This is one reason why I love having chickens: the fantastic eggs, rich and bright yellow. And people are figuring that out, as an eagle-eyed reader from Oklahoma noted this piece from USA Weekend:
The year's trendiest pet comes with breakfast.
Chickens cost between $1 to $5 each and can lay up to six eggs a week.
It seems the "Old Farmer's Almanac" was correct when it predicted that chickens would be one of the hottest pets of 2006. Demand for the birds is up in urban areas because of their low cost, minimal care requirements and the benefit of cheap, fresh eggs every day.
"Our average order keeps getting smaller, which means we're selling to more hobbyists," says Bud Wood, co-owner of Webster City, Iowa's Murray McMurray Hatchery, one of the country's largest rare-breed hatcheries. He notes a "significant increase" in sales to large cities.
Egganic Industries in Ringgold, Va., reports a 15% jump in sales of Henspas, chicken coops that range in cost from $300 to $9,000. Linnton Feed & Seed, suppliers of farm products in Portland, Ore., sold just 200 chickens in 1996; last year they sold 800.
"People raise chickens [mostly] for their eggs," says store owner Dan Cadmus. "They want to know where their food comes from. There's no better way than to have it pecking around in the yard."
Chickens cost $1 to $5 each and can produce up to six eggs per week. They need about the same care as cats: food, water and a daily scoop of the coop.
Seattle Tilth, a non-profit group that teaches organic gardening, now offers City Chickens 101, a course covering the basics on raising chickens in urban and suburban settings.
Still, check local zoning requirements before buying a flock.

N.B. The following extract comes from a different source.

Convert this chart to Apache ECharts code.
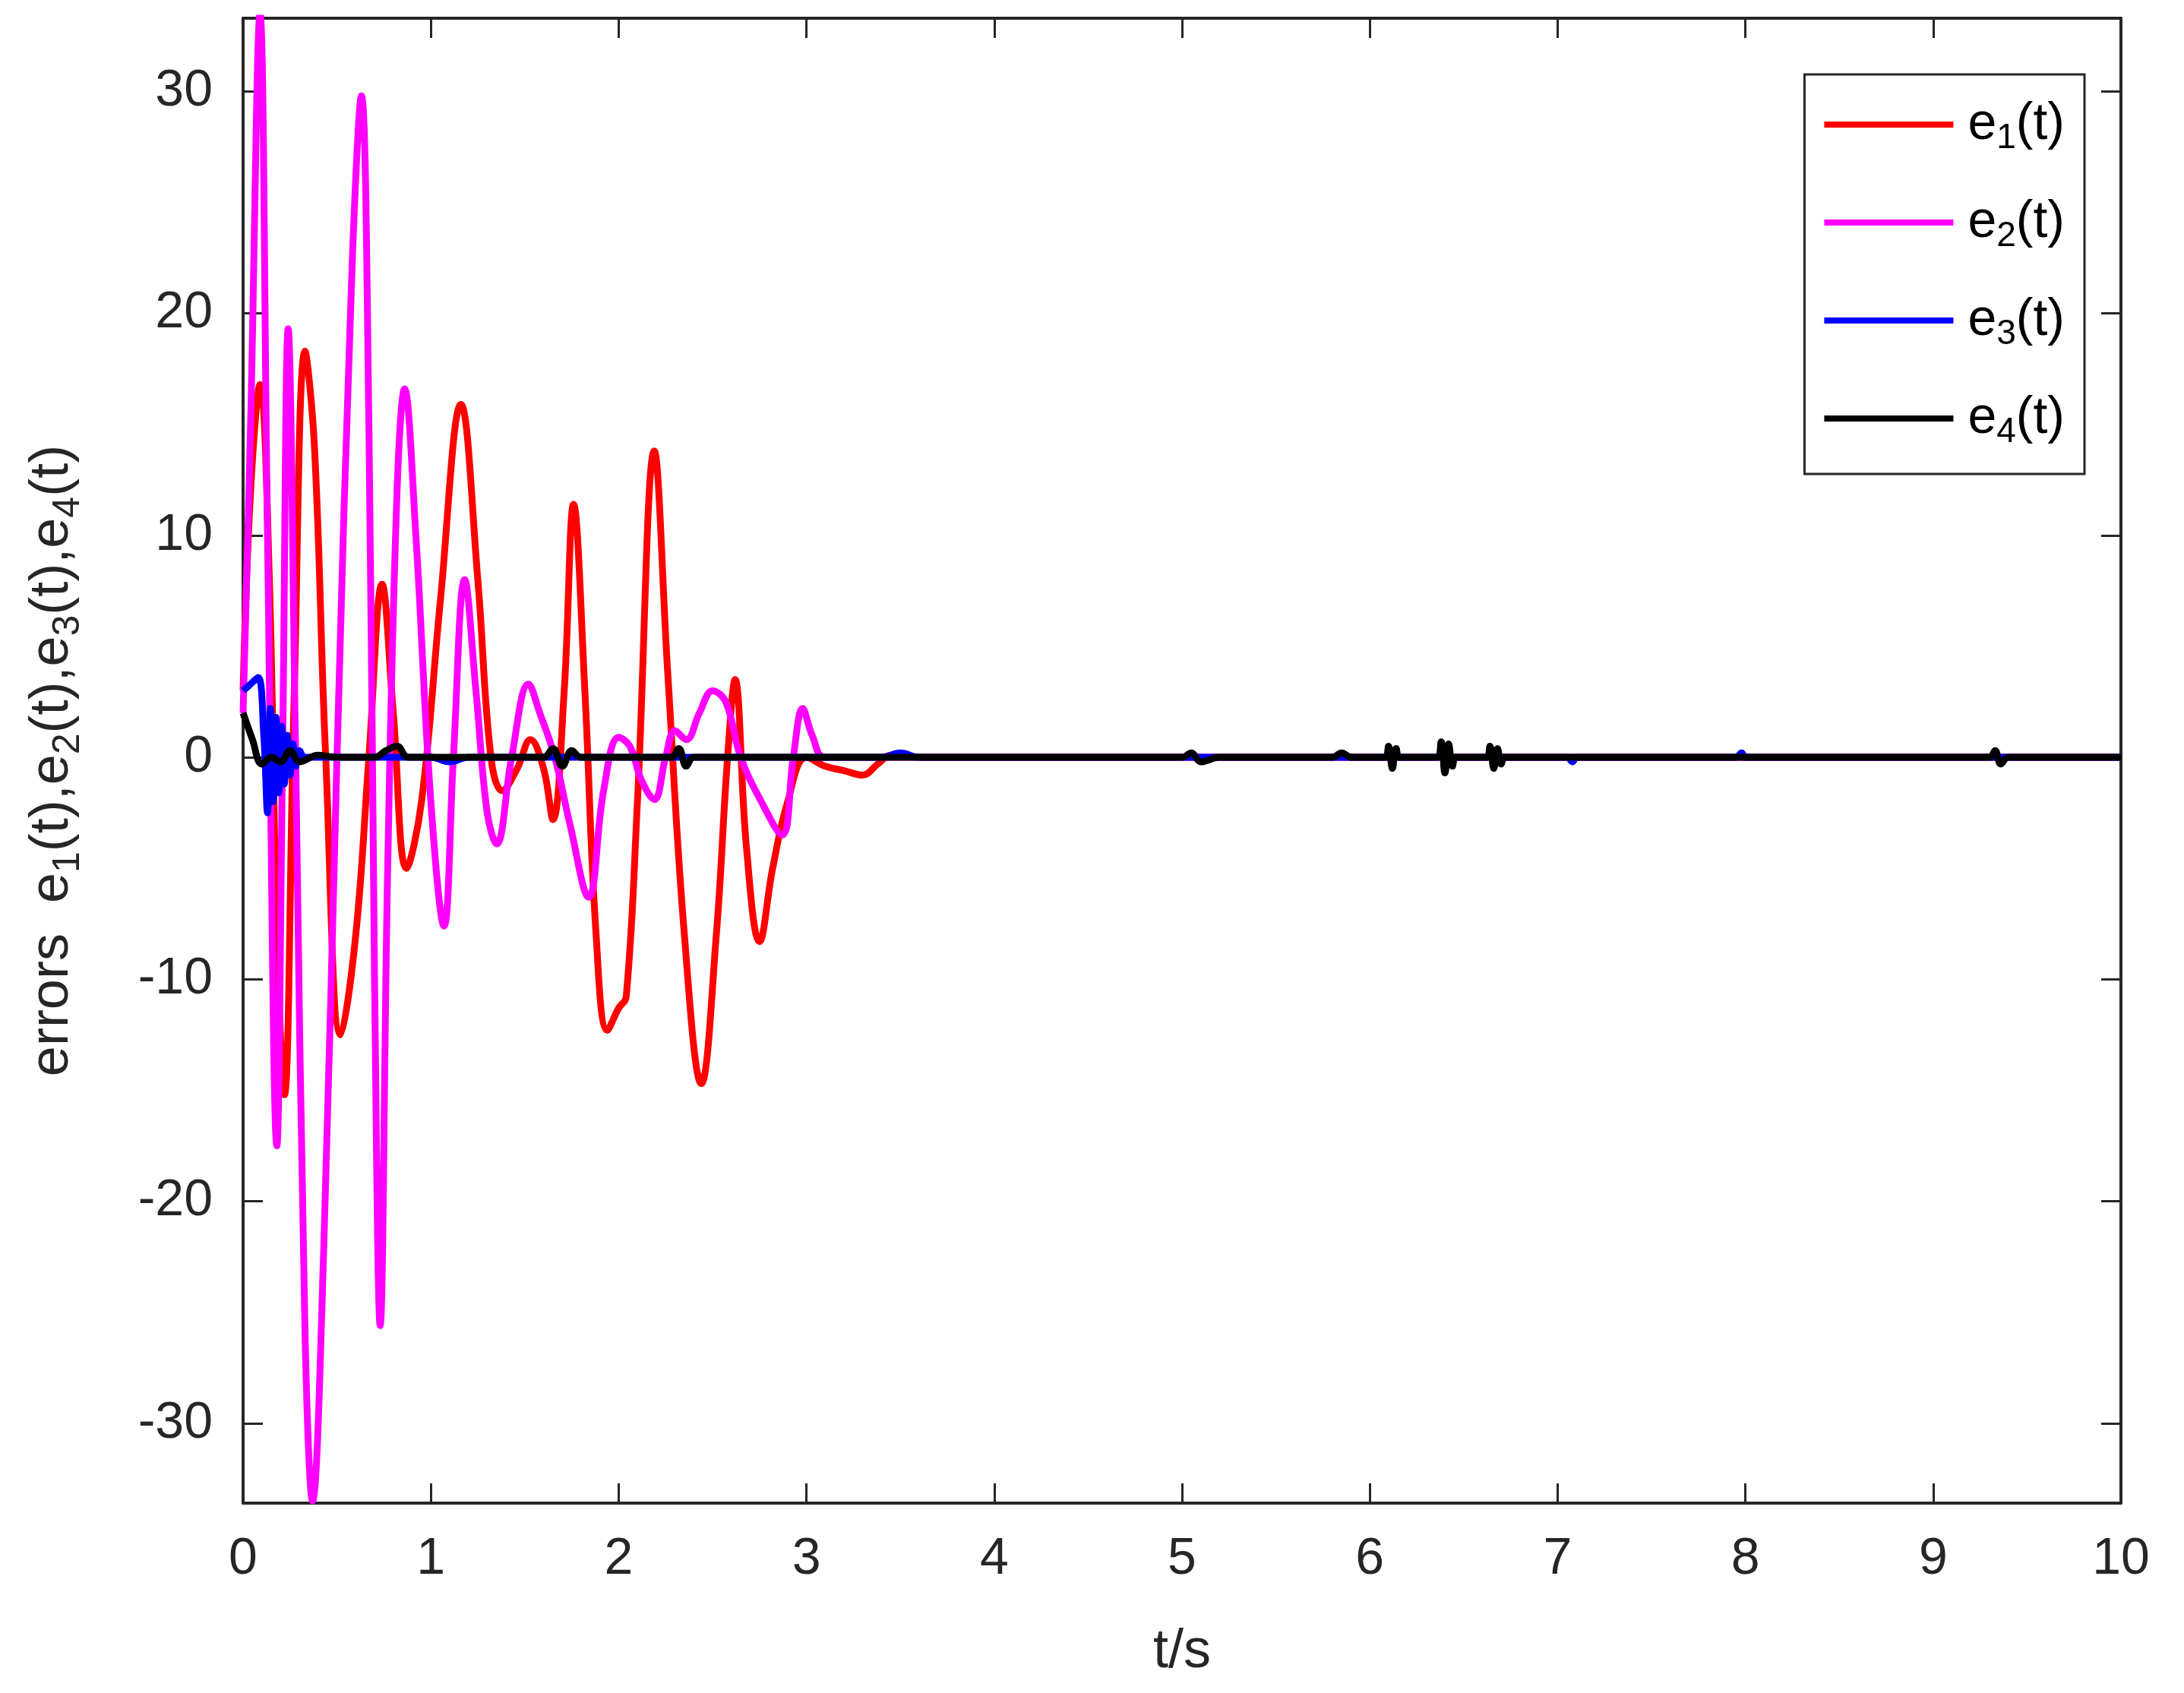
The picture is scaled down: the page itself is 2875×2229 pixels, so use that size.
<!DOCTYPE html>
<html>
<head>
<meta charset="utf-8">
<script src="https://cdn.jsdelivr.net/npm/echarts@6/dist/echarts.min.js"></script>
<style>html,body{margin:0;padding:0;background:#fff}#chart{width:2875px;height:2229px}</style>
</head>
<body>
<div id="chart"></div>
<script>
// error curves as [t, value]
const e1 = [[0,3],[0.04,12],[0.09,16.8],[0.14,8],[0.18,-8],[0.22,-15.2],[0.27,2],[0.33,18.3],[0.38,14],[0.44,0],[0.52,-12.5],[0.6,-8],[0.67,0],[0.74,7.8],[0.8,2],[0.87,-5],[0.95,-2],[1.05,7],[1.16,15.9],[1.25,8],[1.32,0],[1.38,-1.5],[1.46,-0.5],[1.53,0.8],[1.6,-0.5],[1.65,-2.8],[1.71,3],[1.76,11.4],[1.82,3],[1.88,-8],[1.94,-12.3],[2.0,-11.3],[2.04,-10.8],[2.1,-2],[2.19,13.8],[2.26,4],[2.35,-8],[2.44,-14.7],[2.52,-8],[2.58,0],[2.62,3.5],[2.68,-4],[2.75,-8.3],[2.82,-5],[2.9,-2],[3.0,0],[3.1,-0.4],[3.2,-0.6],[3.3,-0.8],[3.38,-0.3],[3.45,0.1],[3.6,0],[10,0]];
const e2 = [[0,2],[0.04,15],[0.09,33.5],[0.13,10],[0.18,-17.5],[0.21,0],[0.24,19.3],[0.28,0],[0.33,-26],[0.37,-33.5],[0.43,-22],[0.5,0],[0.58,22],[0.63,29.8],[0.67,15],[0.7,-10],[0.73,-25.6],[0.77,-5],[0.82,12],[0.86,16.6],[0.92,10],[1.0,-2],[1.07,-7.6],[1.12,0],[1.18,8],[1.24,3],[1.3,-2.5],[1.35,-3.9],[1.43,0],[1.52,3.3],[1.58,2],[1.66,0],[1.74,-3],[1.84,-6.3],[1.92,-1.5],[2.0,0.9],[2.06,0.5],[2.12,-1],[2.19,-1.9],[2.25,0],[2.3,1.2],[2.36,0.8],[2.43,2],[2.5,3],[2.57,2.5],[2.65,0],[2.76,-2],[2.87,-3.5],[2.93,0],[2.98,2.2],[3.03,1],[3.1,0],[3.5,0],[10,0]];
const e3 = [[0,3],[0.04,3.3],[0.08,3.6],[0.11,1],[0.13,-2.5],[0.145,2.2],[0.16,-2],[0.175,1.8],[0.19,-1.6],[0.205,1.4],[0.22,-1.2],[0.235,1],[0.25,-0.8],[0.265,0.6],[0.28,-0.4],[0.3,0.3],[0.33,0],[1.0,0],[1.1,-0.2],[1.2,0],[3.4,0],[3.5,0.2],[3.6,0],[7.05,0],[7.08,-0.2],[7.1,0],[7.95,0],[7.98,0.2],[8.0,0],[10,0]];
const e4 = [[0,2],[0.05,0.8],[0.1,-0.3],[0.15,0],[0.2,-0.2],[0.25,0.3],[0.3,-0.2],[0.4,0.1],[0.5,0],[0.7,0],[0.76,0.3],[0.82,0.5],[0.88,0],[1.6,0],[1.65,0.4],[1.7,-0.4],[1.75,0.3],[1.8,0],[2.28,0],[2.32,0.4],[2.36,-0.4],[2.4,0],[5.0,0],[5.05,0.2],[5.1,-0.2],[5.2,0],[5.8,0],[5.85,0.2],[5.9,0],[6.08,0],[6.1,0.5],[6.12,-0.5],[6.14,0.4],[6.16,0],[6.36,0],[6.38,0.7],[6.4,-0.7],[6.42,0.6],[6.44,-0.4],[6.46,0],[6.62,0],[6.64,0.5],[6.66,-0.5],[6.68,0.4],[6.7,-0.3],[6.72,0],[9.3,0],[9.33,0.3],[9.36,-0.3],[9.4,0],[10,0]];
const names = ['e{s|1}(t)', 'e{s|2}(t)', 'e{s|3}(t)', 'e{s|4}(t)'];
const colors = ['#ff0000', '#ff00ff', '#0000ff', '#000000'];
const yTicks = [-30, -20, -10, 0, 10, 20, 30];

const chart = echarts.init(document.getElementById('chart'));
const font = 'Liberation Sans';
const axisColor = '#262626';
const tick = { show: true, inside: true, length: 26, lineStyle: { color: axisColor, width: 3 } };
const line = { show: true, onZero: false, lineStyle: { color: axisColor, width: 4 } };

function mkSeries(data, i) {
  return { name: names[i], type: 'line', data: data, showSymbol: false, smooth: 0.4,
    lineStyle: { color: colors[i], width: 9 }, itemStyle: { color: colors[i] }, z: 2 + i };
}

chart.setOption({
  backgroundColor: '#fff',
  animation: false,
  grid: { left: 320, right: 83, top: 24, bottom: 250 },
  legend: {
    orient: 'vertical', right: 131, top: 98, padding: [32, 26, 32, 26],
    backgroundColor: '#fff', borderColor: axisColor, borderWidth: 3,
    itemWidth: 170, itemHeight: 8, itemGap: 54,
    textStyle: { fontFamily: font, fontSize: 68, color: '#000', padding: [0, 0, 0, 14],
      rich: { s: { fontSize: 46, verticalAlign: 'bottom', padding: [36, 0, 0, 0] } } },
    data: names.map((n, i) => ({ name: n, icon: 'rect', itemStyle: { color: colors[i] } }))
  },
  xAxis: [
    { type: 'value', min: 0, max: 10, interval: 1, name: 't/s', nameLocation: 'middle', nameGap: 160,
      nameTextStyle: { fontFamily: font, fontSize: 72, color: '#262626' },
      axisLine: line, axisTick: tick, splitLine: { show: false },
      axisLabel: { fontFamily: font, fontSize: 68, color: '#262626', margin: 40 } },
    { type: 'value', position: 'top', min: 0, max: 10, interval: 1,
      axisLine: line, axisTick: tick, axisLabel: { show: false }, splitLine: { show: false } }
  ],
  yAxis: [
    { type: 'value', min: -33.6, max: 33.3,
      name: 'errors  e{s|1}(t),e{s|2}(t),e{s|3}(t),e{s|4}(t)', nameLocation: 'middle', nameGap: 205, nameRotate: 90,
      nameTextStyle: { fontFamily: font, fontSize: 72, color: '#262626', rich: { s: { fontSize: 50, padding: [42, 0, 0, 0] } } },
      axisLine: line,
      axisTick: Object.assign({ customValues: yTicks }, tick), splitLine: { show: false },
      axisLabel: { customValues: yTicks, fontFamily: font, fontSize: 68, color: '#262626', margin: 40 } },
    { type: 'value', position: 'right', min: -33.6, max: 33.3,
      axisLine: line,
      axisTick: Object.assign({ customValues: yTicks }, tick), axisLabel: { show: false }, splitLine: { show: false } }
  ],
  series: [e1, e2, e3, e4].map(mkSeries)
});
</script>
</body>
</html>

Regulations vary widely for hens, but roosters, which don't lay eggs, often are banned.
"Once you've tasted an egg that a hen has laid that morning," says Seattle Tilth's Karen Luetjen, "there's no going back to supermarket eggs."
-- Jodi Helmer
Know your eggs
Don't want to raise chickens to get the eggs you need? Then get the eggs you want at supermarkets, which stock an increasingly wide variety.
We consulted the U.S. Department of Agriculture and United Egg Producers to clarify egg carton labels.
Conventional: Hens live in stacked "battery" cages, usually four to eight chickens to a cage, with at least 67 square inches of floor space per chicken.
Cage free: Hens live on the floor of a barn rather than in cages.
Free range: Hens either live outdoors or have unlimited access to the outdoors.
Organic: Hens are fed vegetables grown without any antibiotics, commercial fertilizers or growth hormones.
Omega-3: Hens are fed a diet containing ground flaxseed, which produces eggs containing slightly more polyunsaturated fatty acids.